WRITTEN INSTRUCTION:
Word for word, give the material below again, minus any images.

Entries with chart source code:

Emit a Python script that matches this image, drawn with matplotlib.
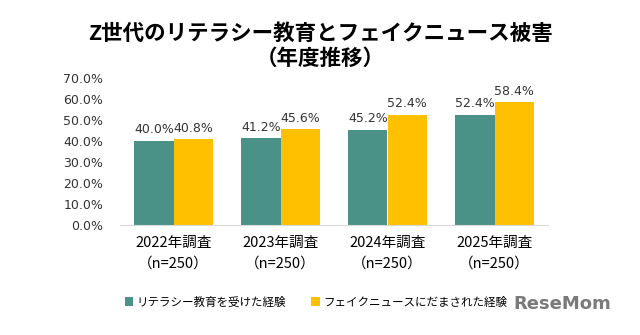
import numpy as np
import matplotlib.pyplot as plt
from matplotlib.ticker import FuncFormatter

plt.rcParams['font.family'] = ['Noto Sans CJK JP', 'DejaVu Sans']

# データ
years = ["2022年調査\n（n=250）", "2023年調査\n（n=250）", "2024年調査\n（n=250）", "2025年調査\n（n=250）"]
education = [40.0, 41.2, 45.2, 52.4]
fake_news = [40.8, 45.6, 52.4, 58.4]
series_names = ["リテラシー教育を受けた経験", "フェイクニュースにだまされた経験"]

teal = "#4A9188"
yellow = "#FFC000"

fig = plt.figure(figsize=(6.4, 3.35), dpi=100)
ax = fig.add_axes([120 / 640, 1 - 225 / 335, 428 / 640, 147 / 335])

x = np.arange(len(years))
w = 0.365
b1 = ax.bar(x - w / 2, education, w, color=teal, label=series_names[0])
b2 = ax.bar(x + w / 2, fake_news, w, color=yellow, label=series_names[1])

# 値ラベル
for bars, vals in [(b1, education), (b2, fake_news)]:
    for r, v in zip(bars, vals):
        ax.text(r.get_x() + r.get_width() / 2, v + 2.2, f"{v:.1f}%",
                ha="center", va="bottom", fontsize=9, color="#333333",
                family=["DejaVu Sans"])

ax.set_xlim(-0.5, 3.5)
ax.set_ylim(0, 70)
ax.set_yticks(np.arange(0, 71, 10))
ax.yaxis.set_major_formatter(FuncFormatter(lambda v, p: f"{v:.1f}%"))
ax.set_xticks(x)
ax.set_xticklabels(years, fontsize=10.5, linespacing=1.55)
for lbl in ax.get_yticklabels():
    lbl.set_family(["DejaVu Sans"])
    lbl.set_fontsize(9)
    lbl.set_color("#333333")
ax.tick_params(axis="both", length=0)
ax.tick_params(axis="y", pad=12)
ax.tick_params(axis="x", pad=8)

for s in ["top", "right", "left"]:
    ax.spines[s].set_visible(False)
ax.spines["bottom"].set_color("#D9D9D9")

fig.text(0.5, 1 - 33 / 335, "Z世代のリテラシー教育とフェイクニュース被害",
         ha="center", va="center", fontsize=15.5, fontweight="bold")
fig.text(0.5, 1 - 58 / 335, "（年度推移）",
         ha="center", va="center", fontsize=15.5, fontweight="bold")

fig.legend(handles=[b1, b2], labels=series_names, loc="center",
           bbox_to_anchor=(316 / 640, 1 - 302 / 335), ncol=2, frameon=False,
           fontsize=8.3, handlelength=0.7, handleheight=0.7, handletextpad=0.3,
           columnspacing=2.2)

fig.text(611 / 640, 1 - 304 / 335, "ReseMom", ha="right", va="center",
         fontsize=13, fontweight="bold", color="#7a7a7a", family=["DejaVu Sans"])

fig.savefig("out.png", dpi=100, facecolor="white")
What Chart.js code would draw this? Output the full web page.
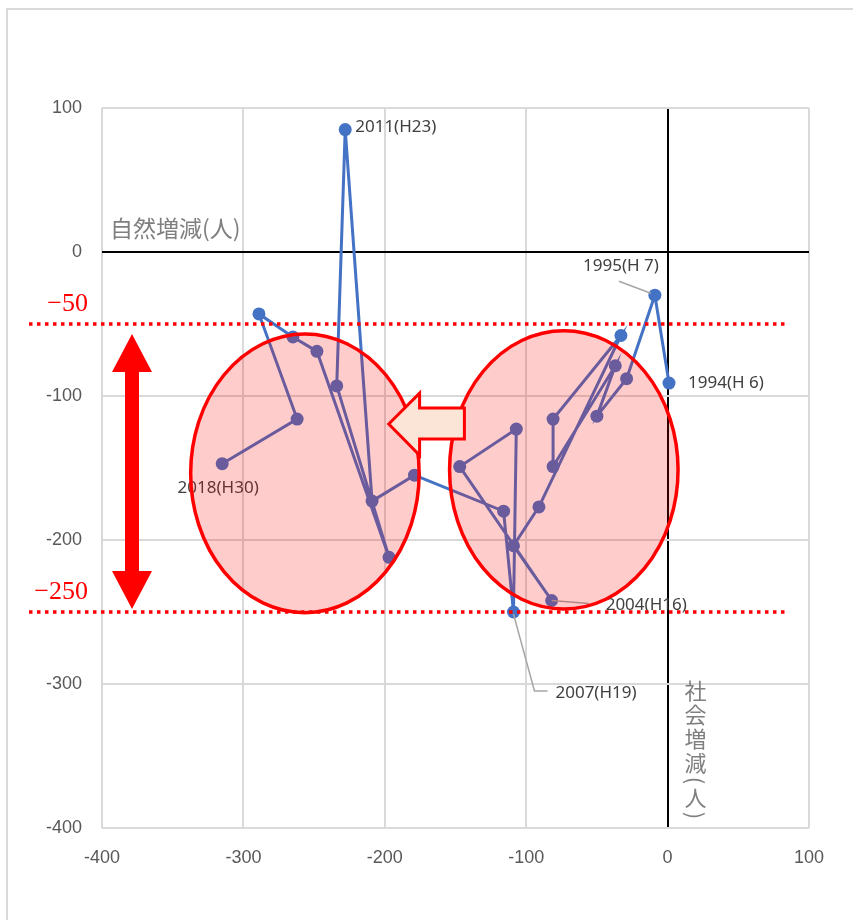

FULL ANSWER:
Emit a Python script that matches this image, drawn with matplotlib.
import numpy as np
import matplotlib.pyplot as plt
from matplotlib.ticker import FuncFormatter

plt.rcParams['font.family'] = ['Noto Sans CJK JP', 'DejaVu Sans']

# データ
years = ["2022年調査\n（n=250）", "2023年調査\n（n=250）", "2024年調査\n（n=250）", "2025年調査\n（n=250）"]
education = [40.0, 41.2, 45.2, 52.4]
fake_news = [40.8, 45.6, 52.4, 58.4]
series_names = ["リテラシー教育を受けた経験", "フェイクニュースにだまされた経験"]

teal = "#4A9188"
yellow = "#FFC000"

fig = plt.figure(figsize=(6.4, 3.35), dpi=100)
ax = fig.add_axes([120 / 640, 1 - 225 / 335, 428 / 640, 147 / 335])

x = np.arange(len(years))
w = 0.365
b1 = ax.bar(x - w / 2, education, w, color=teal, label=series_names[0])
b2 = ax.bar(x + w / 2, fake_news, w, color=yellow, label=series_names[1])

# 値ラベル
for bars, vals in [(b1, education), (b2, fake_news)]:
    for r, v in zip(bars, vals):
        ax.text(r.get_x() + r.get_width() / 2, v + 2.2, f"{v:.1f}%",
                ha="center", va="bottom", fontsize=9, color="#333333",
                family=["DejaVu Sans"])

ax.set_xlim(-0.5, 3.5)
ax.set_ylim(0, 70)
ax.set_yticks(np.arange(0, 71, 10))
ax.yaxis.set_major_formatter(FuncFormatter(lambda v, p: f"{v:.1f}%"))
ax.set_xticks(x)
ax.set_xticklabels(years, fontsize=10.5, linespacing=1.55)
for lbl in ax.get_yticklabels():
    lbl.set_family(["DejaVu Sans"])
    lbl.set_fontsize(9)
    lbl.set_color("#333333")
ax.tick_params(axis="both", length=0)
ax.tick_params(axis="y", pad=12)
ax.tick_params(axis="x", pad=8)

for s in ["top", "right", "left"]:
    ax.spines[s].set_visible(False)
ax.spines["bottom"].set_color("#D9D9D9")

fig.text(0.5, 1 - 33 / 335, "Z世代のリテラシー教育とフェイクニュース被害",
         ha="center", va="center", fontsize=15.5, fontweight="bold")
fig.text(0.5, 1 - 58 / 335, "（年度推移）",
         ha="center", va="center", fontsize=15.5, fontweight="bold")

fig.legend(handles=[b1, b2], labels=series_names, loc="center",
           bbox_to_anchor=(316 / 640, 1 - 302 / 335), ncol=2, frameon=False,
           fontsize=8.3, handlelength=0.7, handleheight=0.7, handletextpad=0.3,
           columnspacing=2.2)

fig.text(611 / 640, 1 - 304 / 335, "ReseMom", ha="right", va="center",
         fontsize=13, fontweight="bold", color="#7a7a7a", family=["DejaVu Sans"])

fig.savefig("out.png", dpi=100, facecolor="white")
What Chart.js code would draw this? Output the full web page.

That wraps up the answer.